▶ _What is expected_:
Could you copy every line from the material below in which "that" appears?

▶ _Material_:
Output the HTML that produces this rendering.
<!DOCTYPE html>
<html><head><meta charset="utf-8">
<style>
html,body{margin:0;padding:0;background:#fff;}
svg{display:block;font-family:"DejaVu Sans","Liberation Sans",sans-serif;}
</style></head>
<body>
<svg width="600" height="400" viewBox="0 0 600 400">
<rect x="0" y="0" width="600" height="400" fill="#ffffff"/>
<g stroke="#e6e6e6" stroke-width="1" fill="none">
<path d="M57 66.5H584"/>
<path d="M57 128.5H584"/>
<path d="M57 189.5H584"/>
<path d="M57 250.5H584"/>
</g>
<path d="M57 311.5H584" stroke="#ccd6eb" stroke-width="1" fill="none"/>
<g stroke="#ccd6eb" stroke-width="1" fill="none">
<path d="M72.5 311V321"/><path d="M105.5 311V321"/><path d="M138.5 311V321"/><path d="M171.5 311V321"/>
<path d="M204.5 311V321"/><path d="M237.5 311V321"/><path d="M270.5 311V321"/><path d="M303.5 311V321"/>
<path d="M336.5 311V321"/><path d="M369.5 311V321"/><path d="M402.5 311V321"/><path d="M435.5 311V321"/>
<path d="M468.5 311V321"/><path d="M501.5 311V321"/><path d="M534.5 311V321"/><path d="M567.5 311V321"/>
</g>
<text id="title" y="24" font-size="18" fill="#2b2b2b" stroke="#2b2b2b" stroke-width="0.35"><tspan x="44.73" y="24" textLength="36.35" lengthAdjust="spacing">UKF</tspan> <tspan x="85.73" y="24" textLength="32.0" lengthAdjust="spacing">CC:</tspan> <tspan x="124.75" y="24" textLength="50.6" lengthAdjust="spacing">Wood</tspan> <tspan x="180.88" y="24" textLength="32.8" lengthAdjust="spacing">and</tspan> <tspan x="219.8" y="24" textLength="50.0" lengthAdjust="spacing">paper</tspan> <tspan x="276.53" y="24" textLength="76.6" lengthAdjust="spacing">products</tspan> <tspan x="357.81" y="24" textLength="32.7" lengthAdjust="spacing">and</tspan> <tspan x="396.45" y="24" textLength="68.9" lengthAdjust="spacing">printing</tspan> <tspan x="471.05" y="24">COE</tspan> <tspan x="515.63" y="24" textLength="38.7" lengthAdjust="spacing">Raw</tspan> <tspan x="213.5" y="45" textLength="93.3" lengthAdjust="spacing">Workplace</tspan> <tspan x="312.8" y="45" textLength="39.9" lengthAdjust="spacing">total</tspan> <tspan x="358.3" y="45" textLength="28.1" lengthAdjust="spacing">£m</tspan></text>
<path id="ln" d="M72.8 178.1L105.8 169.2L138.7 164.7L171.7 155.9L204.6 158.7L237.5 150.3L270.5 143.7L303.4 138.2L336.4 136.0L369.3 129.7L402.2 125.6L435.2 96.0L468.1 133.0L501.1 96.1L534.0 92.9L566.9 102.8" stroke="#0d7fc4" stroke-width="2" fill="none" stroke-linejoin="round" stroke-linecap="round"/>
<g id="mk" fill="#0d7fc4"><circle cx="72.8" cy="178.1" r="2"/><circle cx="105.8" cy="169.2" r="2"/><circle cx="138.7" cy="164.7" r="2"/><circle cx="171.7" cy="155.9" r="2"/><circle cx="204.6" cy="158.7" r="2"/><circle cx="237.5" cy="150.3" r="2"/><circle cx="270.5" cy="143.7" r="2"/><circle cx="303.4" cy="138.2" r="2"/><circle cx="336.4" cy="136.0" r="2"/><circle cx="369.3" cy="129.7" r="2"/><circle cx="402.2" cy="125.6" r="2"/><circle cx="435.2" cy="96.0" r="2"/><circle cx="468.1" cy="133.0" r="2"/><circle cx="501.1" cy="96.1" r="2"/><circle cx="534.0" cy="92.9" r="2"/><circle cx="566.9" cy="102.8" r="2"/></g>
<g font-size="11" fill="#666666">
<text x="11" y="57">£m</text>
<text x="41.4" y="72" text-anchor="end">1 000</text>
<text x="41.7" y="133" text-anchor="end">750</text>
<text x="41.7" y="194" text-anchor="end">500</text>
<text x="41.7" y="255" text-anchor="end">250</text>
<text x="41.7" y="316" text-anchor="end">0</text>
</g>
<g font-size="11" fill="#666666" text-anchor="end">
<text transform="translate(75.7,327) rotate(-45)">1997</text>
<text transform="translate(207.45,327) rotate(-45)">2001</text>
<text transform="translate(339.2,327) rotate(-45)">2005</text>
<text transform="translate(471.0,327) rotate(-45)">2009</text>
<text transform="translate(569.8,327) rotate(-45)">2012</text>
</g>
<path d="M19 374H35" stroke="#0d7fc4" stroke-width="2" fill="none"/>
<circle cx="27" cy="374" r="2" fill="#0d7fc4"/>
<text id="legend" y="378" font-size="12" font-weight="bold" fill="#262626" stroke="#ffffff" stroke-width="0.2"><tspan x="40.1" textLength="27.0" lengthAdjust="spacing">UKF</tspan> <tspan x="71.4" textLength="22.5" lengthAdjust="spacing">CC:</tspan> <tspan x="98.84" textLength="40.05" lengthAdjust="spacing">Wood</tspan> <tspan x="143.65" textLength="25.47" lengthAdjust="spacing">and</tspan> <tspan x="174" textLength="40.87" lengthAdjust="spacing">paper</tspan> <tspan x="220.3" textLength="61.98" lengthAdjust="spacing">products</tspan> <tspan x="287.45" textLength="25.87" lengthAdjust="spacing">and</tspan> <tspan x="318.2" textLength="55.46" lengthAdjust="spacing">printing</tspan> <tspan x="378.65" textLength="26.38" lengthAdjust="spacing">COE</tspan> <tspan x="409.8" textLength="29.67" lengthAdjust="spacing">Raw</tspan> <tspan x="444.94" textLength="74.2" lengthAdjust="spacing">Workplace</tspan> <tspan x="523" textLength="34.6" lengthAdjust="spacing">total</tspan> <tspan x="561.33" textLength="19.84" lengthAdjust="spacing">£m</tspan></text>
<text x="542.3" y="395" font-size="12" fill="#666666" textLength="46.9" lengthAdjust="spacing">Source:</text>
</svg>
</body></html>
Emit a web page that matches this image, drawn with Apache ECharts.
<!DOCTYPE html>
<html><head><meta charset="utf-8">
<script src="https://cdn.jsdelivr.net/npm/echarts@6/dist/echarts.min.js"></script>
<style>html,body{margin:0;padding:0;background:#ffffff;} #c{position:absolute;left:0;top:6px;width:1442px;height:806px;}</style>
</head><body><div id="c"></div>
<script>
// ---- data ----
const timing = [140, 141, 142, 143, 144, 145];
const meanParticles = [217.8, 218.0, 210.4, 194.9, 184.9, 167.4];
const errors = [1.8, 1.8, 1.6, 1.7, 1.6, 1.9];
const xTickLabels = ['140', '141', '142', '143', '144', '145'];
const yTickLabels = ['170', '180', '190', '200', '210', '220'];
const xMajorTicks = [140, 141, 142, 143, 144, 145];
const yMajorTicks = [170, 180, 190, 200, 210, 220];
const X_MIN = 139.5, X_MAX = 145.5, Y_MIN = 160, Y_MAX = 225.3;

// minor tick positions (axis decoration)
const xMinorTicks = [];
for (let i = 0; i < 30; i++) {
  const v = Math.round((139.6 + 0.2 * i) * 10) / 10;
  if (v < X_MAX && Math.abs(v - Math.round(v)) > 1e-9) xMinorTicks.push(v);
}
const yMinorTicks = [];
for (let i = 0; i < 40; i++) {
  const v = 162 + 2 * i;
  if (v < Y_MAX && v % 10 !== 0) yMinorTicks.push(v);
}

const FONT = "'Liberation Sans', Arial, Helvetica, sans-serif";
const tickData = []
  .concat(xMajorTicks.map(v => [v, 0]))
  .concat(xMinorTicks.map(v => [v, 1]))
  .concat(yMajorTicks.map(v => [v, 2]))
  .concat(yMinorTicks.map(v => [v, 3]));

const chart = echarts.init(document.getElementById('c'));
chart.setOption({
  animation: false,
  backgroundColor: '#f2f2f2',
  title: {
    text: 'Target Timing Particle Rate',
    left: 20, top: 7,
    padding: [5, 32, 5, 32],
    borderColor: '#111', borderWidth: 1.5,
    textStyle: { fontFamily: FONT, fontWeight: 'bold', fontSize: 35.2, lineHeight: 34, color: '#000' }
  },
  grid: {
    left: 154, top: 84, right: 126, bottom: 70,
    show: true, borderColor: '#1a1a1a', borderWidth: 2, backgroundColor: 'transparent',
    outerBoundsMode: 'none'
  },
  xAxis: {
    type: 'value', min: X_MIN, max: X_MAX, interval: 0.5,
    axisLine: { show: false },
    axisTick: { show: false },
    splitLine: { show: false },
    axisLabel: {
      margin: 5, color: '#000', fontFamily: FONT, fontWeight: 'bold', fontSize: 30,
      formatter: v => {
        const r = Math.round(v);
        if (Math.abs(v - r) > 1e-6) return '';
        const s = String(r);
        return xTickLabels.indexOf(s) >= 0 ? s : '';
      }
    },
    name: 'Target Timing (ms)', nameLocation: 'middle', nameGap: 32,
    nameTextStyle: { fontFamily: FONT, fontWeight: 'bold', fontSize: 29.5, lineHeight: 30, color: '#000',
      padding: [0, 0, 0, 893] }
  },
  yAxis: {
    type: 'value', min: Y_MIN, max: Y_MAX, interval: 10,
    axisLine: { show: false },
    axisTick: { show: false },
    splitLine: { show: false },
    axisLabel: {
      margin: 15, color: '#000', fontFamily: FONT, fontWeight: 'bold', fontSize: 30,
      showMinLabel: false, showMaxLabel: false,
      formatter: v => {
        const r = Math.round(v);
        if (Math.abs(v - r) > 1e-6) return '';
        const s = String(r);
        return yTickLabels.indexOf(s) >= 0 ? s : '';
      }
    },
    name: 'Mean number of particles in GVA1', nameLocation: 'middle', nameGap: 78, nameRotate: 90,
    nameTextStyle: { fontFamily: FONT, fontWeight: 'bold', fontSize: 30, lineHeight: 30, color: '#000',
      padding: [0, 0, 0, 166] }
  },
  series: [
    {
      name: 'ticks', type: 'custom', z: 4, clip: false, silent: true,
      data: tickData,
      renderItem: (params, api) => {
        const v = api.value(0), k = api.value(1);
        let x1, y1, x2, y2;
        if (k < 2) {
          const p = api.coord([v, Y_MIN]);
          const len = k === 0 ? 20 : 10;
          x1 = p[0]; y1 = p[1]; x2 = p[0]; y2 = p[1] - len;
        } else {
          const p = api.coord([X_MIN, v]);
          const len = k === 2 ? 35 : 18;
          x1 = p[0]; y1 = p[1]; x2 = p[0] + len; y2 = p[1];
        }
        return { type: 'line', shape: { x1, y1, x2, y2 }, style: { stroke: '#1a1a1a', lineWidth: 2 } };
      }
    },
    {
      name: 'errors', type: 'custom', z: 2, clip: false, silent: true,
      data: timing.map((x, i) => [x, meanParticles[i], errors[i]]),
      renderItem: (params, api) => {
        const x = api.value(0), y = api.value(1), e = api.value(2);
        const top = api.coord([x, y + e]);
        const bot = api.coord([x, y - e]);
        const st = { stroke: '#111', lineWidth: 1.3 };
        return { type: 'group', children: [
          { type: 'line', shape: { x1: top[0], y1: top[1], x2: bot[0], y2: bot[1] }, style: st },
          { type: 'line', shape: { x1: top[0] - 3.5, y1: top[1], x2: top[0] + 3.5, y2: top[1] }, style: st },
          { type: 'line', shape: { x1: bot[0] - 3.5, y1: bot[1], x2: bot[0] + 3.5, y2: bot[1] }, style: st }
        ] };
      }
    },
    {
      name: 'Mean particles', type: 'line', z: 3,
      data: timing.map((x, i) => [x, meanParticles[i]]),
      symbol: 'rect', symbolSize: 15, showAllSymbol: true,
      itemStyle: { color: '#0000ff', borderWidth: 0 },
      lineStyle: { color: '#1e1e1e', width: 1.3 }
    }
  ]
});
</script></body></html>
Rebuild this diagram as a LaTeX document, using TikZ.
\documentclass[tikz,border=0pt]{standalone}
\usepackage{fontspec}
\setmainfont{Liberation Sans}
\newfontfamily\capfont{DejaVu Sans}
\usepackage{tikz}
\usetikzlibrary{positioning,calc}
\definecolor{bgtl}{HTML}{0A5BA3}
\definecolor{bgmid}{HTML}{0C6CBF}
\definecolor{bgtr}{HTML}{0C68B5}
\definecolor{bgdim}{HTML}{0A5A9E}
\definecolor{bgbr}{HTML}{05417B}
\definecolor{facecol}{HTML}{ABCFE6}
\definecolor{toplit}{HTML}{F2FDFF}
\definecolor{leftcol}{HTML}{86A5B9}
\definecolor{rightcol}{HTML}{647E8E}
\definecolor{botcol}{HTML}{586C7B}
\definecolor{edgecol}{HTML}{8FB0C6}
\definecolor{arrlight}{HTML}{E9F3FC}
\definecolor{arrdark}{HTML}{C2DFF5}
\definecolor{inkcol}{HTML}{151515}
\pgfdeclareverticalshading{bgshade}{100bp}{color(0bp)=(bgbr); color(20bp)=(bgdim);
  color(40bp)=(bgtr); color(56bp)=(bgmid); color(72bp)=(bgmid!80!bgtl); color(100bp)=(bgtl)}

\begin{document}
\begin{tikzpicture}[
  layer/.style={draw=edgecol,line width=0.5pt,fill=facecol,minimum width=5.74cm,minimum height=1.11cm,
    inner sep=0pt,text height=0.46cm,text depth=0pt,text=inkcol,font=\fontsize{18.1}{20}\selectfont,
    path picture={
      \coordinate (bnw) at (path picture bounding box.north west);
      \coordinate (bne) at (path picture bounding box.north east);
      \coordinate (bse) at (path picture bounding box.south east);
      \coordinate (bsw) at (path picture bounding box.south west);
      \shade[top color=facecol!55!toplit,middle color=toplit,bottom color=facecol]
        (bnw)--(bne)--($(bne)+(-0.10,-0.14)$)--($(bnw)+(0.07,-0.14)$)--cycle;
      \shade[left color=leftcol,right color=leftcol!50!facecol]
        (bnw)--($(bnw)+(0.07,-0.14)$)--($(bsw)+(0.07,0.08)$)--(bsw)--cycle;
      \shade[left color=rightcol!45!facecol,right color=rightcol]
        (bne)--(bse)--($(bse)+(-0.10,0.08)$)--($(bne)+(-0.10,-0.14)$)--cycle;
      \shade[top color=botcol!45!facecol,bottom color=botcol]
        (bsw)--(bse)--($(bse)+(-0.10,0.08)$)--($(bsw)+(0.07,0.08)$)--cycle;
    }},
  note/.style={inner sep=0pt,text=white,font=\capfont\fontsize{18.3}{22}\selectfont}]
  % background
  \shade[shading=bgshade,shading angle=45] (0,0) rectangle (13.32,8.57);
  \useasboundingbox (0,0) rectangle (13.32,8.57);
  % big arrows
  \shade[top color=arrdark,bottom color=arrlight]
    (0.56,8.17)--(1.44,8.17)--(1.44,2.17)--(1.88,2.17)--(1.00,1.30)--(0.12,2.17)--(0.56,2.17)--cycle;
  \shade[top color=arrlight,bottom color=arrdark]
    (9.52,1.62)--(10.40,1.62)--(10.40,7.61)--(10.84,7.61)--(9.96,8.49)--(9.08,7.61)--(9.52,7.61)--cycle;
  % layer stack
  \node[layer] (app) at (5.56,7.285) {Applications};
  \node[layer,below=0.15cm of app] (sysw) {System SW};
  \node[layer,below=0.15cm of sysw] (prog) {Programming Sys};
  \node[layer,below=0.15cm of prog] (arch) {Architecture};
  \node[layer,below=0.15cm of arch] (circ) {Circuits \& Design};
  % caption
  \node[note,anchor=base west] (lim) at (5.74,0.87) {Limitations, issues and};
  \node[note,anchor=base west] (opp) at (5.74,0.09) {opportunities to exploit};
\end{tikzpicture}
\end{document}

▶ _Final answer_:
Output the HTML that produces this rendering.
Emit a web page that matches this image, drawn with Apache ECharts.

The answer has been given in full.